▼
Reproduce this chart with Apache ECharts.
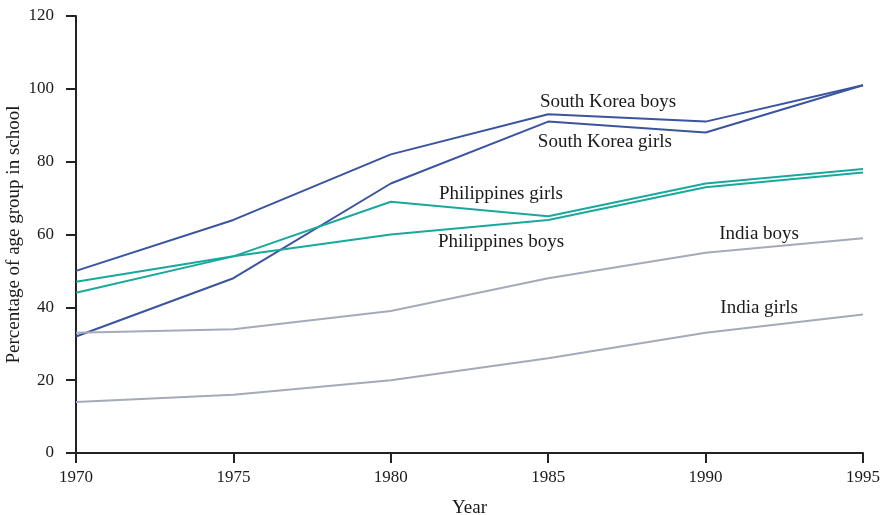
<!DOCTYPE html>
<html>
<head>
<meta charset="utf-8">
<script src="https://cdn.jsdelivr.net/npm/echarts@6/dist/echarts.min.js"></script>
<style>html,body{margin:0;padding:0;background:#fff}#c{width:883px;height:515px}</style>
</head>
<body>
<div id="c"></div>
<script>
var years = [1970, 1975, 1980, 1985, 1990, 1995];
var koreaBoys = [50, 64, 82, 93, 91, 101];
var koreaGirls = [32, 48, 74, 91, 88, 101];
var philGirls = [44, 54, 69, 65, 74, 78];
var philBoys = [47, 54, 60, 64, 73, 77];
var indiaBoys = [33, 34, 39, 48, 55, 59];
var indiaGirls = [14, 16, 20, 26, 33, 38];
var seriesNames = ['South Korea boys', 'South Korea girls', 'Philippines girls', 'Philippines boys', 'India boys', 'India girls'];
var labelYears = [1986.9, 1986.8, 1983.5, 1983.5, 1991.7, 1991.7];
var labelValues = [96.5, 85.4, 71.2, 57.8, 60.2, 39.8];

var blue = '#3a54a0', teal = '#1aa89d', gray = '#a3aab9';
var colors = [blue, blue, teal, teal, gray, gray];
var allData = [koreaBoys, koreaGirls, philGirls, philBoys, indiaBoys, indiaGirls];
var font = 'Liberation Serif';

var series = allData.map(function (vals, i) {
  return {
    name: seriesNames[i],
    type: 'line',
    data: years.map(function (y, j) { return [y, vals[j]]; }),
    symbol: 'none',
    lineStyle: { color: colors[i], width: 2 },
    itemStyle: { color: colors[i] },
    z: 2,
    markPoint: {
      symbol: 'circle',
      symbolSize: 0,
      silent: true,
      data: [{ coord: [labelYears[i], labelValues[i]], value: seriesNames[i] }],
      label: {
        show: true,
        position: 'inside',
        formatter: seriesNames[i],
        color: '#1a1a1a',
        fontFamily: font,
        fontSize: 19
      }
    }
  };
});

var chart = echarts.init(document.getElementById('c'));
chart.setOption({
  animation: false,
  backgroundColor: '#fff',
  grid: { left: 76, right: 20, top: 16, bottom: 62, containLabel: false, outerBoundsMode: 'none' },
  xAxis: {
    type: 'value',
    min: 1970, max: 1995, interval: 5,
    name: 'Year',
    nameLocation: 'middle',
    nameGap: 46,
    nameTextStyle: { fontFamily: font, fontSize: 19, color: '#1a1a1a' },
    axisLine: { lineStyle: { color: '#222', width: 2 } },
    axisTick: { length: 10, lineStyle: { color: '#222', width: 2 } },
    axisLabel: { fontFamily: font, fontSize: 17, color: '#1a1a1a', margin: 16, formatter: function (v) { return String(v); } },
    splitLine: { show: false }
  },
  yAxis: {
    type: 'value',
    min: 0, max: 120, interval: 20,
    name: 'Percentage of age group in school',
    nameLocation: 'middle',
    nameGap: 52,
    nameMoveOverlap: false,
    nameRotate: 90,
    nameTextStyle: { fontFamily: font, fontSize: 19, color: '#1a1a1a' },
    axisLine: { show: true, lineStyle: { color: '#222', width: 2 } },
    axisTick: { show: true, length: 10, lineStyle: { color: '#222', width: 2 } },
    axisLabel: { fontFamily: font, fontSize: 17, color: '#1a1a1a', margin: 22 },
    splitLine: { show: false }
  },
  series: series
});
</script>
</body>
</html>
▲
**Task details:** Exactly restate the lines from the beginning of the data through the line with "var font = 'Liberation Serif';", and no others, keeping pictures out.

**The reply:**
Reproduce this chart with Apache ECharts.
<!DOCTYPE html>
<html>
<head>
<meta charset="utf-8">
<script src="https://cdn.jsdelivr.net/npm/echarts@6/dist/echarts.min.js"></script>
<style>html,body{margin:0;padding:0;background:#fff}#c{width:883px;height:515px}</style>
</head>
<body>
<div id="c"></div>
<script>
var years = [1970, 1975, 1980, 1985, 1990, 1995];
var koreaBoys = [50, 64, 82, 93, 91, 101];
var koreaGirls = [32, 48, 74, 91, 88, 101];
var philGirls = [44, 54, 69, 65, 74, 78];
var philBoys = [47, 54, 60, 64, 73, 77];
var indiaBoys = [33, 34, 39, 48, 55, 59];
var indiaGirls = [14, 16, 20, 26, 33, 38];
var seriesNames = ['South Korea boys', 'South Korea girls', 'Philippines girls', 'Philippines boys', 'India boys', 'India girls'];
var labelYears = [1986.9, 1986.8, 1983.5, 1983.5, 1991.7, 1991.7];
var labelValues = [96.5, 85.4, 71.2, 57.8, 60.2, 39.8];

var blue = '#3a54a0', teal = '#1aa89d', gray = '#a3aab9';
var colors = [blue, blue, teal, teal, gray, gray];
var allData = [koreaBoys, koreaGirls, philGirls, philBoys, indiaBoys, indiaGirls];
var font = 'Liberation Serif';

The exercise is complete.